Type out the complete listing below word for word, without its pictures.
----------
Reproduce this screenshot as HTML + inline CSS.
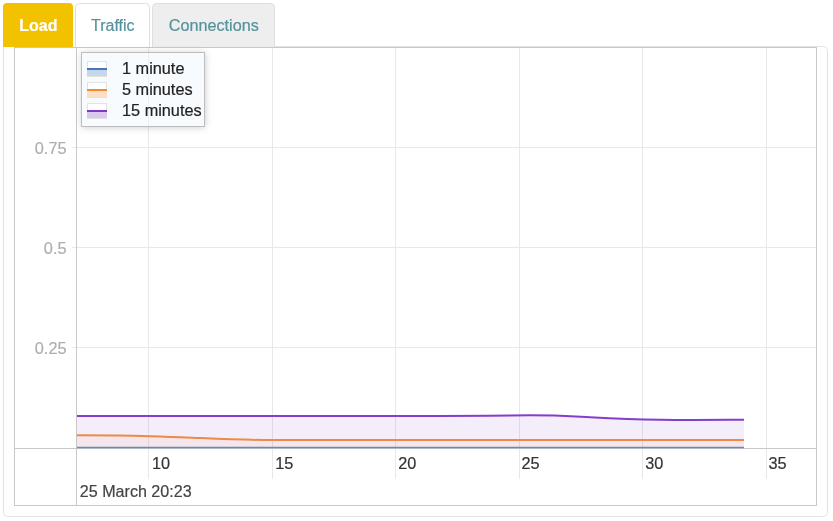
<!DOCTYPE html>
<html><head><meta charset="utf-8">
<style>
html,body{margin:0;padding:0;background:#fff;width:833px;height:521px;overflow:hidden}
svg{display:block;font-family:"Liberation Sans",sans-serif}
</style></head><body>
<svg width="833" height="521" viewBox="0 0 833 521">
<defs>
<filter id="sh" x="-30%" y="-30%" width="160%" height="160%"><feGaussianBlur stdDeviation="3.5"/></filter>
<filter id="gaa" x="0" y="0" width="833" height="521" filterUnits="userSpaceOnUse"><feOffset dx="0" dy="0"/></filter>
</defs>
<rect width="833" height="521" fill="#fff"/>
<g filter="url(#gaa)">
<path d="M3.5,47 V512.5 Q3.5,516.5 7.5,516.5 H823.5 Q827.5,516.5 827.5,512.5 V50.5 Q827.5,46.5 823.5,46.5 H275" fill="none" stroke="#e2e2e2"/>
<path d="M3,47 V7 Q3,3 7,3 H69 Q73,3 73,7 V47 Z" fill="#f2c200"/>
<path d="M75.5,47 V7.5 Q75.5,3.5 79.5,3.5 H145.5 Q149.5,3.5 149.5,7.5 V47" fill="#fff" stroke="#dedede"/>
<path d="M152.5,47 V7.5 Q152.5,3.5 156.5,3.5 H270.5 Q274.5,3.5 274.5,7.5 V47" fill="#eeeeee" stroke="#dedede"/>
<text x="38.4" y="31.3" font-size="16" fill="#fff" stroke="#fff" stroke-width="0.2" text-anchor="middle" font-weight="bold">Load</text>
<text x="112.8" y="31.3" font-size="16" fill="#55929a" stroke="#55929a" stroke-width="0.2" text-anchor="middle">Traffic</text>
<text x="213.8" y="31.3" font-size="16.2" fill="#55929a" stroke="#55929a" stroke-width="0.2" text-anchor="middle">Connections</text>

<g shape-rendering="crispEdges">
<rect x="14.5" y="47.5" width="802" height="458" fill="none" stroke="#c8c8c8"/>
<g stroke="#e8e8e8">
<line x1="72" y1="147.5" x2="816" y2="147.5"/>
<line x1="72" y1="247.5" x2="816" y2="247.5"/>
<line x1="72" y1="347.5" x2="816" y2="347.5"/>
<line x1="148.5" y1="48" x2="148.5" y2="479"/>
<line x1="272.5" y1="48" x2="272.5" y2="479"/>
<line x1="395.5" y1="48" x2="395.5" y2="479"/>
<line x1="519.5" y1="48" x2="519.5" y2="479"/>
<line x1="642.5" y1="48" x2="642.5" y2="479"/>
<line x1="766.5" y1="48" x2="766.5" y2="479"/>
</g>
<line x1="76.5" y1="48" x2="76.5" y2="505" stroke="#c8c8c8"/>
<line x1="15" y1="448.5" x2="816" y2="448.5" stroke="#c8c8c8"/>
</g>
<path d="M77,416 L440,416 C470,416 500,415.4 530,415.3 C560,415.3 575,416.5 590,417.2 C610,418.2 630,419.2 660,419.8 C690,420.2 720,419.9 744,419.8 L744,447.5 L77,447.5 Z" fill="#843ecb" fill-opacity="0.09"/>
<path d="M77,435.3 L118,435.4 C140,435.6 165,436.5 192,437.7 C218,438.9 236,439.9 262,439.9 L744,440 L744,447.5 L77,447.5 Z" fill="#ef8a46" fill-opacity="0.075"/>
<path d="M77,416 L440,416 C470,416 500,415.4 530,415.3 C560,415.3 575,416.5 590,417.2 C610,418.2 630,419.2 660,419.8 C690,420.2 720,419.9 744,419.8" fill="none" stroke="#843ecb" stroke-width="2"/>
<path d="M77,435.3 L118,435.4 C140,435.6 165,436.5 192,437.7 C218,438.9 236,439.9 262,439.9 L744,440" fill="none" stroke="#ef8a46" stroke-width="2"/>
<line x1="77" y1="447.4" x2="744" y2="447.4" stroke="#6c86c0" stroke-width="1.5"/>
<text x="66.5" y="154" font-size="16.3" fill="#aeaeae" stroke="#aeaeae" stroke-width="0.2" text-anchor="end">0.75</text>
<text x="66.5" y="254" font-size="16.3" fill="#aeaeae" stroke="#aeaeae" stroke-width="0.2" text-anchor="end">0.5</text>
<text x="66.5" y="354" font-size="16.3" fill="#aeaeae" stroke="#aeaeae" stroke-width="0.2" text-anchor="end">0.25</text>

<text x="152" y="469" font-size="16.3" fill="#333" stroke="#333" stroke-width="0.2">10</text>
<text x="275.3" y="469" font-size="16.3" fill="#333" stroke="#333" stroke-width="0.2">15</text>
<text x="398.3" y="469" font-size="16.3" fill="#333" stroke="#333" stroke-width="0.2">20</text>
<text x="521.5" y="469" font-size="16.3" fill="#333" stroke="#333" stroke-width="0.2">25</text>
<text x="645.2" y="469" font-size="16.3" fill="#333" stroke="#333" stroke-width="0.2">30</text>
<text x="768.4" y="469" font-size="16.3" fill="#333" stroke="#333" stroke-width="0.2">35</text>

<text x="79.8" y="497.3" font-size="16.1" fill="#444" stroke="#444" stroke-width="0.2">25 March 20:23</text>

<rect x="82" y="53" width="123" height="74" fill="#000" fill-opacity="0.22" filter="url(#sh)"/>
<rect x="81.5" y="52.5" width="123" height="74" fill="#f8fbfe" stroke="#bdbdbd"/>
<line x1="148.5" y1="53" x2="148.5" y2="126" stroke="#eceff2" shape-rendering="crispEdges"/>
<g shape-rendering="crispEdges">
<rect x="87.5" y="61.5" width="19" height="15" fill="#fff" stroke="#e2e2e2"/>
<rect x="87" y="70" width="20" height="6" fill="#c4d6ea"/>
<rect x="87" y="68" width="20" height="2" fill="#4a74b8"/>
<rect x="87.5" y="82.5" width="19" height="15" fill="#fff" stroke="#e2e2e2"/>
<rect x="87" y="91" width="20" height="6" fill="#fcdfc8"/>
<rect x="87" y="89" width="20" height="2" fill="#f58a2c"/>
<rect x="87.5" y="103.5" width="19" height="15" fill="#fff" stroke="#e2e2e2"/>
<rect x="87" y="112" width="20" height="6" fill="#dac8ef"/>
<rect x="87" y="110" width="20" height="2" fill="#8038c8"/>
</g>
<text x="122" y="74" font-size="16.3" fill="#222" stroke="#222" stroke-width="0.2">1 minute</text>
<text x="122" y="95" font-size="16.3" fill="#222" stroke="#222" stroke-width="0.2">5 minutes</text>
<text x="122" y="116" font-size="16.3" fill="#222" stroke="#222" stroke-width="0.2">15 minutes</text>

</g>
</svg>
</body></html>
----------
**Written answer**
Reproduce this screenshot as HTML + inline CSS.
<!DOCTYPE html>
<html><head><meta charset="utf-8">
<style>
html,body{margin:0;padding:0;background:#fff;width:833px;height:521px;overflow:hidden}
svg{display:block;font-family:"Liberation Sans",sans-serif}
</style></head><body>
<svg width="833" height="521" viewBox="0 0 833 521">
<defs>
<filter id="sh" x="-30%" y="-30%" width="160%" height="160%"><feGaussianBlur stdDeviation="3.5"/></filter>
<filter id="gaa" x="0" y="0" width="833" height="521" filterUnits="userSpaceOnUse"><feOffset dx="0" dy="0"/></filter>
</defs>
<rect width="833" height="521" fill="#fff"/>
<g filter="url(#gaa)">
<path d="M3.5,47 V512.5 Q3.5,516.5 7.5,516.5 H823.5 Q827.5,516.5 827.5,512.5 V50.5 Q827.5,46.5 823.5,46.5 H275" fill="none" stroke="#e2e2e2"/>
<path d="M3,47 V7 Q3,3 7,3 H69 Q73,3 73,7 V47 Z" fill="#f2c200"/>
<path d="M75.5,47 V7.5 Q75.5,3.5 79.5,3.5 H145.5 Q149.5,3.5 149.5,7.5 V47" fill="#fff" stroke="#dedede"/>
<path d="M152.5,47 V7.5 Q152.5,3.5 156.5,3.5 H270.5 Q274.5,3.5 274.5,7.5 V47" fill="#eeeeee" stroke="#dedede"/>
<text x="38.4" y="31.3" font-size="16" fill="#fff" stroke="#fff" stroke-width="0.2" text-anchor="middle" font-weight="bold">Load</text>
<text x="112.8" y="31.3" font-size="16" fill="#55929a" stroke="#55929a" stroke-width="0.2" text-anchor="middle">Traffic</text>
<text x="213.8" y="31.3" font-size="16.2" fill="#55929a" stroke="#55929a" stroke-width="0.2" text-anchor="middle">Connections</text>

<g shape-rendering="crispEdges">
<rect x="14.5" y="47.5" width="802" height="458" fill="none" stroke="#c8c8c8"/>
<g stroke="#e8e8e8">
<line x1="72" y1="147.5" x2="816" y2="147.5"/>
<line x1="72" y1="247.5" x2="816" y2="247.5"/>
<line x1="72" y1="347.5" x2="816" y2="347.5"/>
<line x1="148.5" y1="48" x2="148.5" y2="479"/>
<line x1="272.5" y1="48" x2="272.5" y2="479"/>
<line x1="395.5" y1="48" x2="395.5" y2="479"/>
<line x1="519.5" y1="48" x2="519.5" y2="479"/>
<line x1="642.5" y1="48" x2="642.5" y2="479"/>
<line x1="766.5" y1="48" x2="766.5" y2="479"/>
</g>
<line x1="76.5" y1="48" x2="76.5" y2="505" stroke="#c8c8c8"/>
<line x1="15" y1="448.5" x2="816" y2="448.5" stroke="#c8c8c8"/>
</g>
<path d="M77,416 L440,416 C470,416 500,415.4 530,415.3 C560,415.3 575,416.5 590,417.2 C610,418.2 630,419.2 660,419.8 C690,420.2 720,419.9 744,419.8 L744,447.5 L77,447.5 Z" fill="#843ecb" fill-opacity="0.09"/>
<path d="M77,435.3 L118,435.4 C140,435.6 165,436.5 192,437.7 C218,438.9 236,439.9 262,439.9 L744,440 L744,447.5 L77,447.5 Z" fill="#ef8a46" fill-opacity="0.075"/>
<path d="M77,416 L440,416 C470,416 500,415.4 530,415.3 C560,415.3 575,416.5 590,417.2 C610,418.2 630,419.2 660,419.8 C690,420.2 720,419.9 744,419.8" fill="none" stroke="#843ecb" stroke-width="2"/>
<path d="M77,435.3 L118,435.4 C140,435.6 165,436.5 192,437.7 C218,438.9 236,439.9 262,439.9 L744,440" fill="none" stroke="#ef8a46" stroke-width="2"/>
<line x1="77" y1="447.4" x2="744" y2="447.4" stroke="#6c86c0" stroke-width="1.5"/>
<text x="66.5" y="154" font-size="16.3" fill="#aeaeae" stroke="#aeaeae" stroke-width="0.2" text-anchor="end">0.75</text>
<text x="66.5" y="254" font-size="16.3" fill="#aeaeae" stroke="#aeaeae" stroke-width="0.2" text-anchor="end">0.5</text>
<text x="66.5" y="354" font-size="16.3" fill="#aeaeae" stroke="#aeaeae" stroke-width="0.2" text-anchor="end">0.25</text>

<text x="152" y="469" font-size="16.3" fill="#333" stroke="#333" stroke-width="0.2">10</text>
<text x="275.3" y="469" font-size="16.3" fill="#333" stroke="#333" stroke-width="0.2">15</text>
<text x="398.3" y="469" font-size="16.3" fill="#333" stroke="#333" stroke-width="0.2">20</text>
<text x="521.5" y="469" font-size="16.3" fill="#333" stroke="#333" stroke-width="0.2">25</text>
<text x="645.2" y="469" font-size="16.3" fill="#333" stroke="#333" stroke-width="0.2">30</text>
<text x="768.4" y="469" font-size="16.3" fill="#333" stroke="#333" stroke-width="0.2">35</text>

<text x="79.8" y="497.3" font-size="16.1" fill="#444" stroke="#444" stroke-width="0.2">25 March 20:23</text>

<rect x="82" y="53" width="123" height="74" fill="#000" fill-opacity="0.22" filter="url(#sh)"/>
<rect x="81.5" y="52.5" width="123" height="74" fill="#f8fbfe" stroke="#bdbdbd"/>
<line x1="148.5" y1="53" x2="148.5" y2="126" stroke="#eceff2" shape-rendering="crispEdges"/>
<g shape-rendering="crispEdges">
<rect x="87.5" y="61.5" width="19" height="15" fill="#fff" stroke="#e2e2e2"/>
<rect x="87" y="70" width="20" height="6" fill="#c4d6ea"/>
<rect x="87" y="68" width="20" height="2" fill="#4a74b8"/>
<rect x="87.5" y="82.5" width="19" height="15" fill="#fff" stroke="#e2e2e2"/>
<rect x="87" y="91" width="20" height="6" fill="#fcdfc8"/>
<rect x="87" y="89" width="20" height="2" fill="#f58a2c"/>
<rect x="87.5" y="103.5" width="19" height="15" fill="#fff" stroke="#e2e2e2"/>
<rect x="87" y="112" width="20" height="6" fill="#dac8ef"/>
<rect x="87" y="110" width="20" height="2" fill="#8038c8"/>
</g>
<text x="122" y="74" font-size="16.3" fill="#222" stroke="#222" stroke-width="0.2">1 minute</text>
<text x="122" y="95" font-size="16.3" fill="#222" stroke="#222" stroke-width="0.2">5 minutes</text>
<text x="122" y="116" font-size="16.3" fill="#222" stroke="#222" stroke-width="0.2">15 minutes</text>

</g>
</svg>
</body></html>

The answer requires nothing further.